WHAT YOU ARE ASKED TO DO » Leave out the pictures, then reproduce the rest of the material exactly.

DATASET CONTENT »
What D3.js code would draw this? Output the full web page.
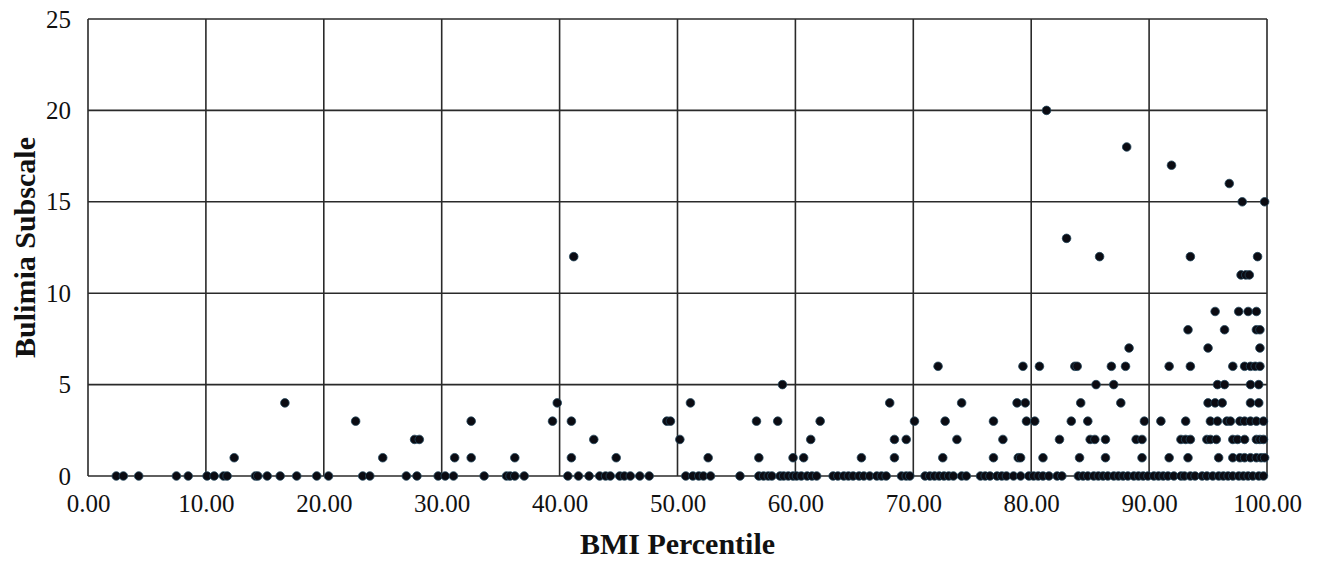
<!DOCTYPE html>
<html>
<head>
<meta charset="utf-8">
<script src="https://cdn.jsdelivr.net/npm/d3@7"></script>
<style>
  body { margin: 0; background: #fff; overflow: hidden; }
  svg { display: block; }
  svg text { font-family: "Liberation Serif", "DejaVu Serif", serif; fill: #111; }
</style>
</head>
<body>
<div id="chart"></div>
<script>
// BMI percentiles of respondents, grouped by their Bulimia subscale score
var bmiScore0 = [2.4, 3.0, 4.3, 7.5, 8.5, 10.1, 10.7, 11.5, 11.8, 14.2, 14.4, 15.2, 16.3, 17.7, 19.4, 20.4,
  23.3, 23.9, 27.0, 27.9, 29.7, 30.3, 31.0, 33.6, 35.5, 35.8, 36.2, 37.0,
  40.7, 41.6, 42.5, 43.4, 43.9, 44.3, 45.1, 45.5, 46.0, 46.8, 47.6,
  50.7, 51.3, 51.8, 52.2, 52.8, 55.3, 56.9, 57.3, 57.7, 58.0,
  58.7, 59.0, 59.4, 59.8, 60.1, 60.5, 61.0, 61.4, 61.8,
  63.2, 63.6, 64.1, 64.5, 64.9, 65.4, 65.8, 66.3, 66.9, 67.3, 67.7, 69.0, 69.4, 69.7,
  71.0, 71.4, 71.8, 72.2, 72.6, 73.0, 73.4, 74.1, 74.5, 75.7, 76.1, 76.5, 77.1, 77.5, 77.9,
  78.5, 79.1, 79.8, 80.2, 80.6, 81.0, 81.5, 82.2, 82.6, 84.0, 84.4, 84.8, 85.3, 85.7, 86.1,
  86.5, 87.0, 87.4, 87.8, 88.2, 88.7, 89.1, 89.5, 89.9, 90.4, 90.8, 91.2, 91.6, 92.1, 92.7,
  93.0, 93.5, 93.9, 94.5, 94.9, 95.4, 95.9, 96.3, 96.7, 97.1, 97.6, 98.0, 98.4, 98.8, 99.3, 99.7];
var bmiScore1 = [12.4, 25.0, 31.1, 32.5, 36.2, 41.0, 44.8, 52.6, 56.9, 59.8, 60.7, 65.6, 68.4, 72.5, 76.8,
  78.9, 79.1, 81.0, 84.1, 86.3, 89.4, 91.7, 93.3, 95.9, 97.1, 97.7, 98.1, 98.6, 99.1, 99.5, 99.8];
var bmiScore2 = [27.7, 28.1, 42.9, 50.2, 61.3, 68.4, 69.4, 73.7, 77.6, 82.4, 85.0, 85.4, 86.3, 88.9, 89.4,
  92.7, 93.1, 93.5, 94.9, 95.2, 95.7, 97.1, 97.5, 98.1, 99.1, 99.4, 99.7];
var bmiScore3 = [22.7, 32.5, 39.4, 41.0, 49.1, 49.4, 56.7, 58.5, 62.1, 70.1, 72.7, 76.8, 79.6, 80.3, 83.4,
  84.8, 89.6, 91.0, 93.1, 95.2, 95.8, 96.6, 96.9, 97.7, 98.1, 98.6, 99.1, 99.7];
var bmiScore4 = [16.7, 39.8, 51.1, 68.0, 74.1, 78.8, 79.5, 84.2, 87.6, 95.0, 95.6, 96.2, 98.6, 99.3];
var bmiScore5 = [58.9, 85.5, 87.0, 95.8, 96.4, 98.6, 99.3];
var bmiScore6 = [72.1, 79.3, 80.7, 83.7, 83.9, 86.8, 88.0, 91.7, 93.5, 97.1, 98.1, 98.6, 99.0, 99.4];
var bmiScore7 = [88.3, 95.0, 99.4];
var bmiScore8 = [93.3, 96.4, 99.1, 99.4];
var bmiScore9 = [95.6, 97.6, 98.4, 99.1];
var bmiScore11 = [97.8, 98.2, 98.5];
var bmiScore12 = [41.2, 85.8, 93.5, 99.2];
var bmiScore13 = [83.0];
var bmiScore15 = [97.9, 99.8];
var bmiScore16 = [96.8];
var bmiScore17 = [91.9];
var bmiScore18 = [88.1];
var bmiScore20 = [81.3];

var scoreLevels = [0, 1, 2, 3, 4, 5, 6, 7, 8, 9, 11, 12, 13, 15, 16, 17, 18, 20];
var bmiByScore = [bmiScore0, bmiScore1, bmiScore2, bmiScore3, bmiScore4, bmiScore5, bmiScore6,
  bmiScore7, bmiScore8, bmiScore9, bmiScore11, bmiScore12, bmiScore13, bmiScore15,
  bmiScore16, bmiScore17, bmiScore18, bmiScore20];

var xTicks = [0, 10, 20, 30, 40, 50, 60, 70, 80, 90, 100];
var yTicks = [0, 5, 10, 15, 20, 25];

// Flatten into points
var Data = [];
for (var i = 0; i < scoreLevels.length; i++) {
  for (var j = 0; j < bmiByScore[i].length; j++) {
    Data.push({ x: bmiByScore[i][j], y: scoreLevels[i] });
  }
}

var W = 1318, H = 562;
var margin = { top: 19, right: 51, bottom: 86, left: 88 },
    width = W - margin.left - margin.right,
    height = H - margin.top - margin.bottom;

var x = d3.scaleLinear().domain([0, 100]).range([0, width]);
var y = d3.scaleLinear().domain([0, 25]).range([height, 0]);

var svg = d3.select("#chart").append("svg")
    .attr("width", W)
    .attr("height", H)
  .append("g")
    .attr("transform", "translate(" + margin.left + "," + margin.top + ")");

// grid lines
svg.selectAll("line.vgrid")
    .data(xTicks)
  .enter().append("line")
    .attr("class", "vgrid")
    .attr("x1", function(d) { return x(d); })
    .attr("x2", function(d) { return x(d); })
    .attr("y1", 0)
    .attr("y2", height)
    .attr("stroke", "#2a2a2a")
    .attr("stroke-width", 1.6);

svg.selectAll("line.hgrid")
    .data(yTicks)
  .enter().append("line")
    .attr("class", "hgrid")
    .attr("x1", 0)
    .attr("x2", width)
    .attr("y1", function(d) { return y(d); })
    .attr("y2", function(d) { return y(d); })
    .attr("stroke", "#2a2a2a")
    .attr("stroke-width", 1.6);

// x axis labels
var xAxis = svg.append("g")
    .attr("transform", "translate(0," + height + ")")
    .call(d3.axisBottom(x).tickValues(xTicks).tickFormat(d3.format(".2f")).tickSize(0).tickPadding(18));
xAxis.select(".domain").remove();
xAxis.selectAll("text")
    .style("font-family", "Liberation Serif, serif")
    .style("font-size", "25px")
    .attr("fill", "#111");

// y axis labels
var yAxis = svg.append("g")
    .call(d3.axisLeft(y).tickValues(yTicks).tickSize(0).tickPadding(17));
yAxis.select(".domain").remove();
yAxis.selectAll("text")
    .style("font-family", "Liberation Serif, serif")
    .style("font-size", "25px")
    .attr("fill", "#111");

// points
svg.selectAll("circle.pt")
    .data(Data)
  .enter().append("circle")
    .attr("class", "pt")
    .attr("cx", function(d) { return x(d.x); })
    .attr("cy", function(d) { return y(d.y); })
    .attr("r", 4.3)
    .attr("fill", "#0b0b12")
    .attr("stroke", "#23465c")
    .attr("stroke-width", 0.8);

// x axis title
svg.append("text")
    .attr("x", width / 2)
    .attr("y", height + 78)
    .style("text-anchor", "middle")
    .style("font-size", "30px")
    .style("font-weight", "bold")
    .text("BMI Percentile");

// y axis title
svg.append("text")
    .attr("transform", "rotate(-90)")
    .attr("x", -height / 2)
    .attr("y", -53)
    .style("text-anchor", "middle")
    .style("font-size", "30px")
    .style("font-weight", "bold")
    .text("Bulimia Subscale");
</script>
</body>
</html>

COMPLETE ANSWER »
What D3.js code would draw this? Output the full web page.
<!DOCTYPE html>
<html>
<head>
<meta charset="utf-8">
<script src="https://cdn.jsdelivr.net/npm/d3@7"></script>
<style>
  body { margin: 0; background: #fff; overflow: hidden; }
  svg { display: block; }
  svg text { font-family: "Liberation Serif", "DejaVu Serif", serif; fill: #111; }
</style>
</head>
<body>
<div id="chart"></div>
<script>
// BMI percentiles of respondents, grouped by their Bulimia subscale score
var bmiScore0 = [2.4, 3.0, 4.3, 7.5, 8.5, 10.1, 10.7, 11.5, 11.8, 14.2, 14.4, 15.2, 16.3, 17.7, 19.4, 20.4,
  23.3, 23.9, 27.0, 27.9, 29.7, 30.3, 31.0, 33.6, 35.5, 35.8, 36.2, 37.0,
  40.7, 41.6, 42.5, 43.4, 43.9, 44.3, 45.1, 45.5, 46.0, 46.8, 47.6,
  50.7, 51.3, 51.8, 52.2, 52.8, 55.3, 56.9, 57.3, 57.7, 58.0,
  58.7, 59.0, 59.4, 59.8, 60.1, 60.5, 61.0, 61.4, 61.8,
  63.2, 63.6, 64.1, 64.5, 64.9, 65.4, 65.8, 66.3, 66.9, 67.3, 67.7, 69.0, 69.4, 69.7,
  71.0, 71.4, 71.8, 72.2, 72.6, 73.0, 73.4, 74.1, 74.5, 75.7, 76.1, 76.5, 77.1, 77.5, 77.9,
  78.5, 79.1, 79.8, 80.2, 80.6, 81.0, 81.5, 82.2, 82.6, 84.0, 84.4, 84.8, 85.3, 85.7, 86.1,
  86.5, 87.0, 87.4, 87.8, 88.2, 88.7, 89.1, 89.5, 89.9, 90.4, 90.8, 91.2, 91.6, 92.1, 92.7,
  93.0, 93.5, 93.9, 94.5, 94.9, 95.4, 95.9, 96.3, 96.7, 97.1, 97.6, 98.0, 98.4, 98.8, 99.3, 99.7];
var bmiScore1 = [12.4, 25.0, 31.1, 32.5, 36.2, 41.0, 44.8, 52.6, 56.9, 59.8, 60.7, 65.6, 68.4, 72.5, 76.8,
  78.9, 79.1, 81.0, 84.1, 86.3, 89.4, 91.7, 93.3, 95.9, 97.1, 97.7, 98.1, 98.6, 99.1, 99.5, 99.8];
var bmiScore2 = [27.7, 28.1, 42.9, 50.2, 61.3, 68.4, 69.4, 73.7, 77.6, 82.4, 85.0, 85.4, 86.3, 88.9, 89.4,
  92.7, 93.1, 93.5, 94.9, 95.2, 95.7, 97.1, 97.5, 98.1, 99.1, 99.4, 99.7];
var bmiScore3 = [22.7, 32.5, 39.4, 41.0, 49.1, 49.4, 56.7, 58.5, 62.1, 70.1, 72.7, 76.8, 79.6, 80.3, 83.4,
  84.8, 89.6, 91.0, 93.1, 95.2, 95.8, 96.6, 96.9, 97.7, 98.1, 98.6, 99.1, 99.7];
var bmiScore4 = [16.7, 39.8, 51.1, 68.0, 74.1, 78.8, 79.5, 84.2, 87.6, 95.0, 95.6, 96.2, 98.6, 99.3];
var bmiScore5 = [58.9, 85.5, 87.0, 95.8, 96.4, 98.6, 99.3];
var bmiScore6 = [72.1, 79.3, 80.7, 83.7, 83.9, 86.8, 88.0, 91.7, 93.5, 97.1, 98.1, 98.6, 99.0, 99.4];
var bmiScore7 = [88.3, 95.0, 99.4];
var bmiScore8 = [93.3, 96.4, 99.1, 99.4];
var bmiScore9 = [95.6, 97.6, 98.4, 99.1];
var bmiScore11 = [97.8, 98.2, 98.5];
var bmiScore12 = [41.2, 85.8, 93.5, 99.2];
var bmiScore13 = [83.0];
var bmiScore15 = [97.9, 99.8];
var bmiScore16 = [96.8];
var bmiScore17 = [91.9];
var bmiScore18 = [88.1];
var bmiScore20 = [81.3];

var scoreLevels = [0, 1, 2, 3, 4, 5, 6, 7, 8, 9, 11, 12, 13, 15, 16, 17, 18, 20];
var bmiByScore = [bmiScore0, bmiScore1, bmiScore2, bmiScore3, bmiScore4, bmiScore5, bmiScore6,
  bmiScore7, bmiScore8, bmiScore9, bmiScore11, bmiScore12, bmiScore13, bmiScore15,
  bmiScore16, bmiScore17, bmiScore18, bmiScore20];

var xTicks = [0, 10, 20, 30, 40, 50, 60, 70, 80, 90, 100];
var yTicks = [0, 5, 10, 15, 20, 25];

// Flatten into points
var Data = [];
for (var i = 0; i < scoreLevels.length; i++) {
  for (var j = 0; j < bmiByScore[i].length; j++) {
    Data.push({ x: bmiByScore[i][j], y: scoreLevels[i] });
  }
}

var W = 1318, H = 562;
var margin = { top: 19, right: 51, bottom: 86, left: 88 },
    width = W - margin.left - margin.right,
    height = H - margin.top - margin.bottom;

var x = d3.scaleLinear().domain([0, 100]).range([0, width]);
var y = d3.scaleLinear().domain([0, 25]).range([height, 0]);

var svg = d3.select("#chart").append("svg")
    .attr("width", W)
    .attr("height", H)
  .append("g")
    .attr("transform", "translate(" + margin.left + "," + margin.top + ")");

// grid lines
svg.selectAll("line.vgrid")
    .data(xTicks)
  .enter().append("line")
    .attr("class", "vgrid")
    .attr("x1", function(d) { return x(d); })
    .attr("x2", function(d) { return x(d); })
    .attr("y1", 0)
    .attr("y2", height)
    .attr("stroke", "#2a2a2a")
    .attr("stroke-width", 1.6);

svg.selectAll("line.hgrid")
    .data(yTicks)
  .enter().append("line")
    .attr("class", "hgrid")
    .attr("x1", 0)
    .attr("x2", width)
    .attr("y1", function(d) { return y(d); })
    .attr("y2", function(d) { return y(d); })
    .attr("stroke", "#2a2a2a")
    .attr("stroke-width", 1.6);

// x axis labels
var xAxis = svg.append("g")
    .attr("transform", "translate(0," + height + ")")
    .call(d3.axisBottom(x).tickValues(xTicks).tickFormat(d3.format(".2f")).tickSize(0).tickPadding(18));
xAxis.select(".domain").remove();
xAxis.selectAll("text")
    .style("font-family", "Liberation Serif, serif")
    .style("font-size", "25px")
    .attr("fill", "#111");

// y axis labels
var yAxis = svg.append("g")
    .call(d3.axisLeft(y).tickValues(yTicks).tickSize(0).tickPadding(17));
yAxis.select(".domain").remove();
yAxis.selectAll("text")
    .style("font-family", "Liberation Serif, serif")
    .style("font-size", "25px")
    .attr("fill", "#111");

// points
svg.selectAll("circle.pt")
    .data(Data)
  .enter().append("circle")
    .attr("class", "pt")
    .attr("cx", function(d) { return x(d.x); })
    .attr("cy", function(d) { return y(d.y); })
    .attr("r", 4.3)
    .attr("fill", "#0b0b12")
    .attr("stroke", "#23465c")
    .attr("stroke-width", 0.8);

// x axis title
svg.append("text")
    .attr("x", width / 2)
    .attr("y", height + 78)
    .style("text-anchor", "middle")
    .style("font-size", "30px")
    .style("font-weight", "bold")
    .text("BMI Percentile");

// y axis title
svg.append("text")
    .attr("transform", "rotate(-90)")
    .attr("x", -height / 2)
    .attr("y", -53)
    .style("text-anchor", "middle")
    .style("font-size", "30px")
    .style("font-weight", "bold")
    .text("Bulimia Subscale");
</script>
</body>
</html>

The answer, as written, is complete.